China’s Xi aims to soothe Belt and Road fears

BEIJING (AFP) – Chinese President Xi Jinping sought yesterday to bat away concerns about his ambitious Belt and Road Initiative (BRI), saying his global infrastructure project will have “zero tolerance” for corruption while vowing to prevent debt risks.

In a speech kicking off a BRI summit, Xi also offered soothing remarks to the US over subsidies, the yuan and trade as the two sides head into fresh high-level talks next week.

Xi’s signature foreign policy aims to reinvent the ancient Silk Road to connect Asia to Europe and Africa through massive investments in maritime, road and rail projects – with hundreds of billions of dollars in financing from Chinese banks.

It offers to bring much-needed modern infrastructure to developing countries, but critics say it is riddled with opaque deals favouring Chinese companies while saddling nations with debt and environmental damage.

“Everything should be done in a transparent way and we should have zero tolerance for corruption,” Xi said at the gathering of 37 world leaders which ends todays.

China has also rejected accusations that Belt and Road is a “debt trap” and a geopolitical tool for Beijing’s ambitions of becoming a global superpower.

“The Belt and Road is not an exclusive club,” Xi said.

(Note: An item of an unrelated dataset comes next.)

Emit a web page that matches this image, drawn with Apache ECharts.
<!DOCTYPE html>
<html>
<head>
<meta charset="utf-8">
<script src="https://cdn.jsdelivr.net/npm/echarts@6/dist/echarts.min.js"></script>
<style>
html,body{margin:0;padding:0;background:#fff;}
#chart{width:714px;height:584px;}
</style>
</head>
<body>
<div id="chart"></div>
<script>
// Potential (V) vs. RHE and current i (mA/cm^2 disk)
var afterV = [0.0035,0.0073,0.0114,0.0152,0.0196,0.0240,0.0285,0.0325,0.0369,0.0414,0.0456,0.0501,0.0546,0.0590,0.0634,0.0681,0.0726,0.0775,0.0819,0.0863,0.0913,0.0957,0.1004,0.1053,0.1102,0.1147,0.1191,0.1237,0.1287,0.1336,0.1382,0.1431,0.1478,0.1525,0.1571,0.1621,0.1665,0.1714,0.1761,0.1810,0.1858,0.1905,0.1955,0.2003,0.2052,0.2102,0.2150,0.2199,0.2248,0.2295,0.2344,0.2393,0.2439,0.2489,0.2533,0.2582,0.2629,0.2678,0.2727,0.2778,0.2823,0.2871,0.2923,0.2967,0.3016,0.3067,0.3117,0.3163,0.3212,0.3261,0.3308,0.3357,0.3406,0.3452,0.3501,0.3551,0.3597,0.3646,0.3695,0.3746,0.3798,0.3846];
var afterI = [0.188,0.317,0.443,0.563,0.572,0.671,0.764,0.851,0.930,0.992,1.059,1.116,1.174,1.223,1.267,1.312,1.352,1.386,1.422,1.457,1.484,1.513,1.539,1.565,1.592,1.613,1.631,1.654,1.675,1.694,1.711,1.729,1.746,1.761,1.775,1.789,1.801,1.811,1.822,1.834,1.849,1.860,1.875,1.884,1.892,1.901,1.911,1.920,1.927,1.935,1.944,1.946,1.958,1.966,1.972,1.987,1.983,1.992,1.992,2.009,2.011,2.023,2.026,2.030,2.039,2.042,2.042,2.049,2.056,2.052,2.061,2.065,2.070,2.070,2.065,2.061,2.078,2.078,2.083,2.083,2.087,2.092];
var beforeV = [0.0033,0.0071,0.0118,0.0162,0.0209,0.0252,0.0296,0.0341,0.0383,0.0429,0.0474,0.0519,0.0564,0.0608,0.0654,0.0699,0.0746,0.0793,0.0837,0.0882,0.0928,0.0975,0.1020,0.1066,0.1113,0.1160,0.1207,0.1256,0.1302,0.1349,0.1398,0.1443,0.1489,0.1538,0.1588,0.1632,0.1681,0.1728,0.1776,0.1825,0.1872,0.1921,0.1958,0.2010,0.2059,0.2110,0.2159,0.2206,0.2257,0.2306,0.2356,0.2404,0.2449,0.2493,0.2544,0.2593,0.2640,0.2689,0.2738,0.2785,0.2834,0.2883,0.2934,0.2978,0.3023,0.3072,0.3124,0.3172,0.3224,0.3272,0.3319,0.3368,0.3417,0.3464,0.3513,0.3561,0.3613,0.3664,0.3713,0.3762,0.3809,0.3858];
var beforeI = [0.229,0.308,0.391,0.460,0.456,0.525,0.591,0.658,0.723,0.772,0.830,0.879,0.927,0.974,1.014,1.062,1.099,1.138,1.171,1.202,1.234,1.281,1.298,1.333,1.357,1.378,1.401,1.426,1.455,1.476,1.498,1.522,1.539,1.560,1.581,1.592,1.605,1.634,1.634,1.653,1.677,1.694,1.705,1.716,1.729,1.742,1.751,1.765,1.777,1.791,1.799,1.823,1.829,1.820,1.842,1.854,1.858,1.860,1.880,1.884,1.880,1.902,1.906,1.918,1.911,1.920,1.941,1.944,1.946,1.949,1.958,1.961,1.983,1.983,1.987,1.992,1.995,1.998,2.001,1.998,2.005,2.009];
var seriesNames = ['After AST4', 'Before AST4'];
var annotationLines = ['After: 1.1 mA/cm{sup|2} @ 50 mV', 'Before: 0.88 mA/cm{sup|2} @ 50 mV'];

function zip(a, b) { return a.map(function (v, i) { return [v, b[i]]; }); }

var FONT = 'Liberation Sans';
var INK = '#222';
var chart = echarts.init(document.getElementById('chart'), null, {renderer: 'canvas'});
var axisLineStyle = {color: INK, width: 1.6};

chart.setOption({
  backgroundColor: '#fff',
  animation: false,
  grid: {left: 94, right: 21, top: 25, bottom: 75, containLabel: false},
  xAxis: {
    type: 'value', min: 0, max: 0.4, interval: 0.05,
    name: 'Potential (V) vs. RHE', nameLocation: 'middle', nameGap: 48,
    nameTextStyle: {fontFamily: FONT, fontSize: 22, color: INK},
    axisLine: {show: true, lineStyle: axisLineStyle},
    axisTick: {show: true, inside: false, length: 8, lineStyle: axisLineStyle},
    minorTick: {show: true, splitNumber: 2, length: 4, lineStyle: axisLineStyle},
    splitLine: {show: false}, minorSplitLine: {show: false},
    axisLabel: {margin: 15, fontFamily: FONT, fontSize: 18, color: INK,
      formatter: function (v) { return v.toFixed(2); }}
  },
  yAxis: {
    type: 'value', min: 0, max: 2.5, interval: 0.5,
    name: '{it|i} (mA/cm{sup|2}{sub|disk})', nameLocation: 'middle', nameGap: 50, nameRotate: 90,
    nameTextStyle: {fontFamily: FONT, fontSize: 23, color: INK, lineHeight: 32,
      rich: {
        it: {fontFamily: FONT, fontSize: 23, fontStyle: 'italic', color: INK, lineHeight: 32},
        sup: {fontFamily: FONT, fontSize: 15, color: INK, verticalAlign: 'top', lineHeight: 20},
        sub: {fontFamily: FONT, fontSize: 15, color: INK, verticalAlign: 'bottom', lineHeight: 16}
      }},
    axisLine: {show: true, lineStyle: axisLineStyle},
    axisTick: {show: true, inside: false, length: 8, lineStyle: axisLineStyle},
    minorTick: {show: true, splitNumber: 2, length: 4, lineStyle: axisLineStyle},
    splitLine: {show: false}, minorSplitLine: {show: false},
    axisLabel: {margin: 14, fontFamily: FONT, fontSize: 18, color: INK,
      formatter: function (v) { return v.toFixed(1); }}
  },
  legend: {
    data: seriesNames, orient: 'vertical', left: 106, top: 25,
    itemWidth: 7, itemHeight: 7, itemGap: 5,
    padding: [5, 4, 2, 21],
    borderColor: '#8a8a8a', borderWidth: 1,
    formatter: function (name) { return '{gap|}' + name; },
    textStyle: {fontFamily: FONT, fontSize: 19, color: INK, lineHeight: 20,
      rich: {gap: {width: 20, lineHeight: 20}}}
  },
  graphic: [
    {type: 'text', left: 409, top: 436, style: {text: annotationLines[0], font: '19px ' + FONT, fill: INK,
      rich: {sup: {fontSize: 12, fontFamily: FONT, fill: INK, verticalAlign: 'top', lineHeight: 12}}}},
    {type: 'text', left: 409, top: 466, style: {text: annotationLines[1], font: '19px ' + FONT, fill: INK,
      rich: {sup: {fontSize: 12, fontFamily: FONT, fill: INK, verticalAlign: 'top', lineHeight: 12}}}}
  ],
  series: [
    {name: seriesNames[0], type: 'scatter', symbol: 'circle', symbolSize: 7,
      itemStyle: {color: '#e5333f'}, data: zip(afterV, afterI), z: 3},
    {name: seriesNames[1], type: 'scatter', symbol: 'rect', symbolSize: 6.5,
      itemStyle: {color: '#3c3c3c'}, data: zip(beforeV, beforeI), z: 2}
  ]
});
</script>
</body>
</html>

From left, Chinese President Xi Jinping, Egypt’s President Abdel-Fattah El-Sisi and Russian President Vladimir Putin. – AP

In a nod to the concerns over loans, he added: “We also need to ensure the commercial and fiscal sustainability of all projects so that they will achieve the intended goals as planned.”

China is presenting a debt sustainability framework at the forum – a move welcomed by International Monetary Fund (IMF) chief Christine Lagarde.

Calling for a “BRI 2.0”, Lagarde said in a speech the scheme needs “increased transparency, open procurement with competitive bidding, and better risk assessment in project selection”.

Pakistani Prime Minister Imran Khan, who said his country was an “enthusiastic” supporter of Belt and Road, called for the creation of an office for anti-corruption cooperation.

The two countries are building the China-Pakistan Economic Corridor (CPEC), a multi-billion-dollar project linking China’s northwest to the Arabian sea port of Gwadar.

Amid warnings that some of the massive projects are causing environmental damage in Asia, Xi said China will also promote “green” development.

Eric Olander, managing editor of the non-partisan China Africa Project website, said there is no data to back up claims that BRI worsens debt problems, but US criticism has had an impact.

“I think the president wants to change that narrative so he can rebrand and reposition BRI away from the debt issue and more towards China’s development story that he wants to tell,” Olander told AFP.